Not all banks or lenders will be forgiving. Many will be, however, as working with a struggling customer who has a good track record of paying on time tends to keep things from escalating to foreclosure (which is a losing situation for the lender and the homeowner).

Is help out there?

In some markets there are local programs that help people with specific financial difficulties make their mortgage payments. Nationally there are also programs under the Department of Housing and Urban Development that can help.

"The biggest of these programs, the Home Affordable Modification Program (HAMP), may help you lower your monthly mortgage payments," the Federal Trade Commission (FTC) posted on its website. "Other programs can offer options if home ownership is no longer affordable or desirable for you, you're unemployed, or you owe more on your mortgage than your home is worth."

Consumers looking to take advantage of one of those programs can call for free to speak with HUD-approved housing counselors at 888-995-4673. Before doing that however, if the expectation is that you will just miss one payment, your first call should be to your bank or lender.

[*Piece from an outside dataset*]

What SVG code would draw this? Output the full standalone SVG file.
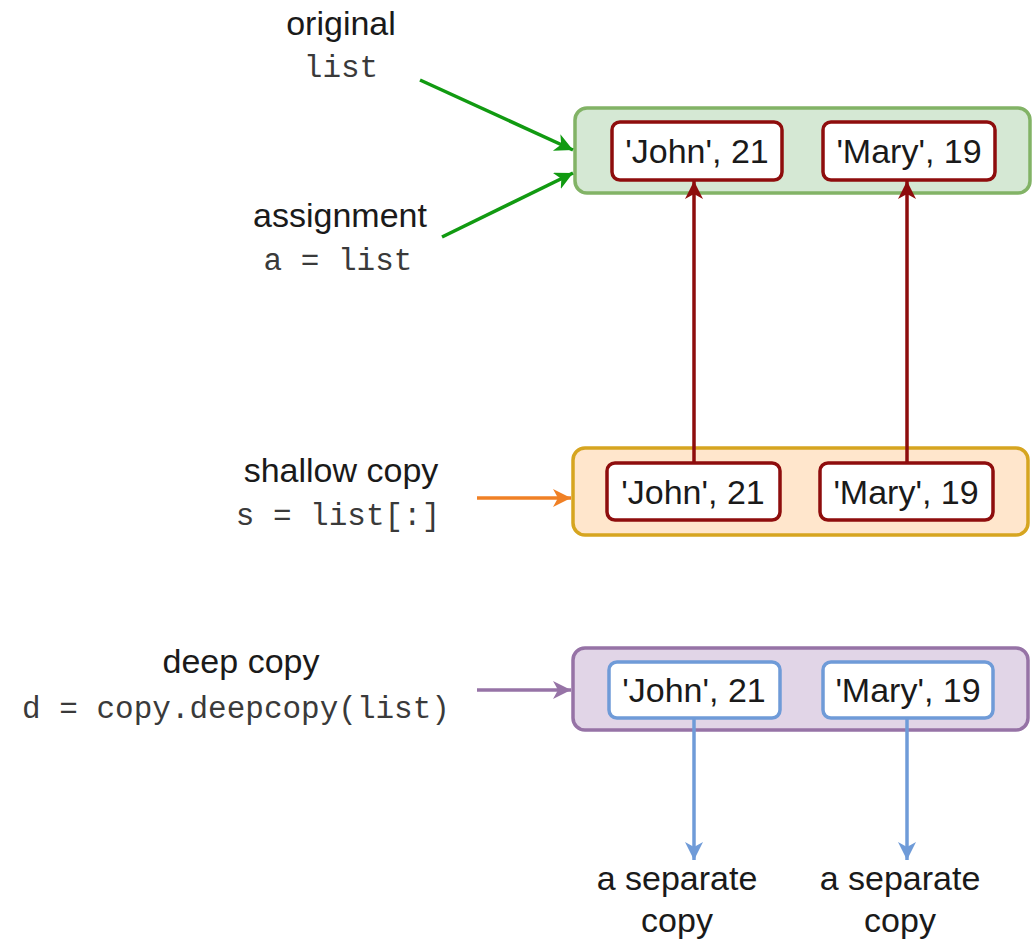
<svg xmlns="http://www.w3.org/2000/svg" width="1036" height="942" viewBox="0 0 1036 942">
<style>
.sans{font-family:"Liberation Sans",Arial,Helvetica,sans-serif;font-size:34px;fill:#1a1a1a;text-anchor:middle}
.mono{font-family:"Liberation Mono","Courier New",monospace;font-size:31px;fill:#3a3a3a;text-anchor:middle}
.outer{stroke-width:3.5}
.inner{fill:#fff;stroke-width:3.5}
.red{stroke:#8e0d0d}
.blue{stroke:#6f9bd8}
.conn{fill:none;stroke-width:3.5}
</style>
<defs>
<marker id="aG" markerUnits="userSpaceOnUse" markerWidth="20" markerHeight="20" refX="18" refY="9" orient="auto"><path d="M0,0 L18,9 L0,18 L5,9 Z" fill="#119a11"/></marker>
<marker id="aR" markerUnits="userSpaceOnUse" markerWidth="20" markerHeight="20" refX="18" refY="9" orient="auto"><path d="M0,0 L18,9 L0,18 L5,9 Z" fill="#8e0d0d"/></marker>
<marker id="aO" markerUnits="userSpaceOnUse" markerWidth="20" markerHeight="20" refX="18" refY="9" orient="auto"><path d="M0,0 L18,9 L0,18 L5,9 Z" fill="#f08025"/></marker>
<marker id="aP" markerUnits="userSpaceOnUse" markerWidth="20" markerHeight="20" refX="18" refY="9" orient="auto"><path d="M0,0 L18,9 L0,18 L5,9 Z" fill="#9673a6"/></marker>
<marker id="aB" markerUnits="userSpaceOnUse" markerWidth="20" markerHeight="20" refX="18" refY="9" orient="auto"><path d="M0,0 L18,9 L0,18 L5,9 Z" fill="#6f9bd8"/></marker>
</defs>
<rect width="1036" height="942" fill="#fff"/>

<g id="original-list">
<rect class="outer" x="575" y="108" width="455" height="85" rx="12" fill="#d5e8d4" stroke="#82b366"/>
<rect class="inner red" x="612" y="122" width="170" height="58" rx="8"/>
<text class="sans" x="697" y="163">'John', 21</text>
<rect class="inner red" x="823" y="122" width="172" height="58" rx="8"/>
<text class="sans" x="909" y="163">'Mary', 19</text>
</g>

<g id="shallow-list">
<rect class="outer" x="573" y="448" width="455" height="87" rx="12" fill="#ffe6cc" stroke="#d6a520"/>
<rect class="inner red" x="607" y="463" width="173" height="57" rx="8"/>
<text class="sans" x="693" y="504">'John', 21</text>
<rect class="inner red" x="820" y="463" width="173" height="57" rx="8"/>
<text class="sans" x="906" y="504">'Mary', 19</text>
</g>

<g id="deep-list">
<rect class="outer" x="573" y="648" width="455" height="82" rx="12" fill="#e1d5e7" stroke="#9673a6"/>
<rect class="inner blue" x="609" y="662" width="171" height="56" rx="8"/>
<text class="sans" x="694" y="702">'John', 21</text>
<rect class="inner blue" x="823" y="662" width="170" height="56" rx="8"/>
<text class="sans" x="908" y="702">'Mary', 19</text>
</g>

<g id="label-original">
<text class="sans" x="341" y="35">original</text>
<text class="mono" x="341" y="77">list</text>
</g>
<g id="label-assignment">
<text class="sans" x="340" y="227">assignment</text>
<text class="mono" x="338" y="270">a = list</text>
</g>
<g id="label-shallow">
<text class="sans" x="341" y="482">shallow copy</text>
<text class="mono" x="338" y="525">s = list[:]</text>
</g>
<g id="label-deep">
<text class="sans" x="241" y="673">deep copy</text>
<text class="mono" x="236" y="718">d = copy.deepcopy(list)</text>
</g>
<g id="label-sep1">
<text class="sans" x="677" y="890">a separate</text>
<text class="sans" x="677" y="932">copy</text>
</g>
<g id="label-sep2">
<text class="sans" x="900" y="890">a separate</text>
<text class="sans" x="900" y="932">copy</text>
</g>

<g id="connectors">
<path class="conn" d="M420,80 L573,150" stroke="#119a11" marker-end="url(#aG)"/>
<path class="conn" d="M442,237 L573,173" stroke="#119a11" marker-end="url(#aG)"/>
<path class="conn" d="M694,463 L694,181" stroke="#8e0d0d" marker-end="url(#aR)"/>
<path class="conn" d="M907,463 L907,181" stroke="#8e0d0d" marker-end="url(#aR)"/>
<path class="conn" d="M477,498 L571,498" stroke="#f08025" marker-end="url(#aO)"/>
<path class="conn" d="M477,690 L571,690" stroke="#9673a6" marker-end="url(#aP)"/>
<path class="conn" d="M694,718 L694,860" stroke="#6f9bd8" marker-end="url(#aB)"/>
<path class="conn" d="M907,718 L907,860" stroke="#6f9bd8" marker-end="url(#aB)"/>
</g>
</svg>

This is a clear case where getting in front of the problem can lessen the damage for the homeowner. It's very important, if you can't make a payment, to communicate with your lender and in many cases doing so can minimize or eliminate any impact. That might involve creating a plan to catch up after you exit your financial crisis, it could mean forbearance, or it might simply be the bank being willing to hold off on reporting you or charging late fees.